普段とは違う独特の雰囲気、白い柵で20×40mの馬場を作り、決められた経路を踏んで、拍手喝采を浴びる。
皆、張り切るのだ。
その本番に向けて、一生懸命頑張るのには、意味がある。
私は最初、メディで出る予定だった。
大好きなメディとやりたかったのだ……が、メディは何度練習しても、小さく円を描いて回ることが出来ない。
なんとかその日は出来たとしても、翌日にはまた出来ない……という状態だった。
しかも、本番2週間前になり、放牧で怪我をしてしまった。
本番には間に合うかも知れないが、練習が出来ない。
「バンビで出るのはどう?」
えー! 嫌だ! 怖いよ、あんな馬!
バンビはサラブレッドではなく、トロッターのいう種類の馬だ。
3歳からこのクラブにいて、最初は素直で大人しかったので、皆、安心して乗っていた。が……。
私の目の前で、馬場に入った途端、ビューンと大疾走して、ドロドロの馬場に人を落とし、さらに走り続ける馬がいた。
「悪くなったなぁ」
と、誰かが呟いた。
その馬が、バンビである。
いつの間にか、手に負えない馬になってしまった。
理由は、いろいろ噂された。
ある人が、扶助が通じなかったから鞭で叩いた。以来、おかしくなってしまったのだ、という。
すっかり臆病になってしまい、
その後、再調教でびっちり乗られ、やっと最近、また人を乗せられるようになった、そんな馬だった。
初めて乗った時は、思った以上に素直でいい子でびっくりした。
が、2回目に乗った時は、理由もわからず、ぶっ飛んで行って、落とされた。
その落ち方も……非常に痛かった。
どうやら、乗り手の扶助に違った反応をしちゃったようだ、と思うと、勝手にパニックを起こしてしまうらしい。
叩かれる前に、逃げなくちゃ! と思っているようだ。
噂は本当かも知れない……と思うような反応だった。
バンビは、正直、それほど賢い馬ではない。
昨日驚いたものを、今日も驚く。何度見ても、また驚く。多分、明日も慣れるまで驚き続けるんだろう。
いい感じでできたぞ、と思ったら、誰かが荷物を馬場の横においた、もうそれだけでパニックである。
2週間、インストラクターに下乗りしてもらい、馬を落ち着かせてもらい、びっしり練習して、どうにかいけるかも? と思った前日。
総仕上げで一度経路を回ろう……となった。
途中まではいい感じだったけれど、地面においてある横木をまたぐところで、びっくりして、猛ダッシュで走り出し、私は地面に叩きつけられ………。
しばらく地面に倒れていたけれど、その間、地面が揺れていた。
バンビが半狂乱になって、馬場中走り回っているのを感じた。
横木をまたぐのは、もう何度も練習している。
だが、その日は初めてだった。
それでかよ……。
いつもの私なら、もういいわ……になるところだけれど、落ち着いたところでもう一度乗った。
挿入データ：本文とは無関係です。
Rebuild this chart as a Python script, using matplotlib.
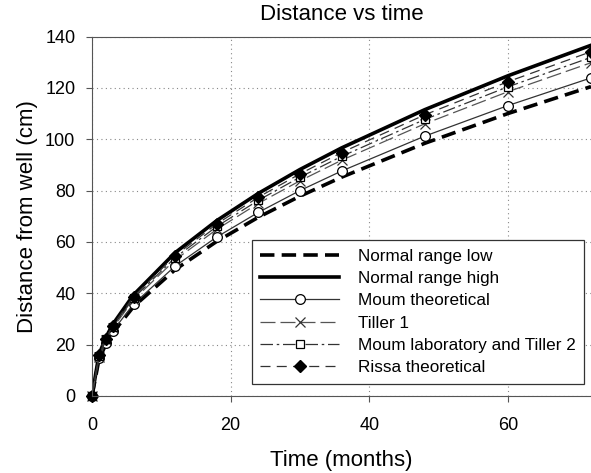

明日が本番だから、悪いイメージで終わるわけにはいかない。
それに、多分、頭を打っていたから、恐怖心も飛んでしまっていたのかも?
本番の日は悲惨だった。
1日経つと、起きるのも大変なくらい、落馬のダメージが大きかった。
あたた、あたた……でまともに歩けない。
全身打撲である。
そして、人の手を借りて、やっとの思いで馬に乗り……。
だが、バンビはいつもと違う雰囲気に飲まれたのか、そわそわしていて、全く思い通りに動かなかった。
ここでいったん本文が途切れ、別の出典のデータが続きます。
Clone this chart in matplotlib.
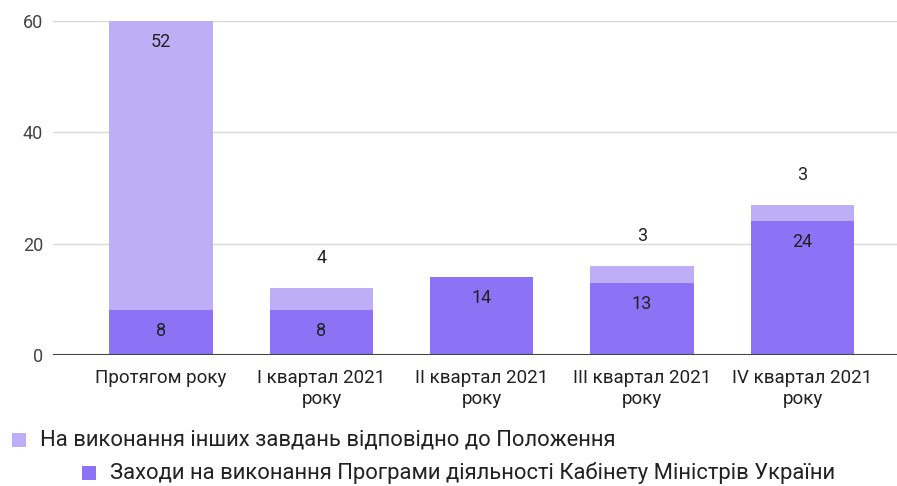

経路を一回踏んでみたものの、これは無理でしょ? と思えていた。
が、ついに本番が来てしまった。
人から借りたジャケットを汚すわけにはいかない、落馬できないぞ。
覚悟を決めて回ったら……完璧ではないものの、どうにかバタつくわけでもなく、無事に回って来ることができた。
ホッとした。
嬉しかった。
やった!
周りから拍手が上がった。
すごいすごい! と声も上がった。
本番に強いねー! と、驚嘆の声も。
まさか、あの状態で、無事に帰ってこられるとは、私も思っていなかったけれど、他の人も思っていなかったんだろう。
私はいっぱい愛撫して、バンビを褒めまくった。
他の人も、バンビをたくさん褒め称えた。
……が、奇跡はそれからだ。
その日から、バンビはガラッと変わって、人を落とさなくなった。
驚いたりはあっても、パニックを起こして逃げ出すような、乗り手を無視して走り出すような、そんなどうしようもないことをしなくなったのだ。
おどおどしたところはなくなり、目つきから変わった。
誰もが驚いた。
あの日、やり遂げたこと、そして、皆に褒められたことが、バンビにとって自信に繋がったんだろう。
自分のやるべきことがわかったんだろう。
私は、その時、3級ライセンスを取った。
でも、それよりも、とても貴重な体験をさせてもらった。
馬は栄誉を知っている……ということを、身をもって教わった。
馬は、人に褒め称えれると自信を持ち、叱られると自信を失う。
馬を褒め称えることの大事さ、叱る時の用心、自信を持たせてあげることの大切さを、バンビに教えてもらった。
バンビはお調子者で、褒めれば、とても喜ぶのだ。
「顔デカイねー!」というと、褒められたと思って、喜ぶ。
叱ると怯え、褒めると調子に乗る、そんな馬。
バンビは今も信頼のおける馬としてクラブで活躍しているそうだ。
きっと、顔デカイねーと言われて、えへん! と思っているだろう。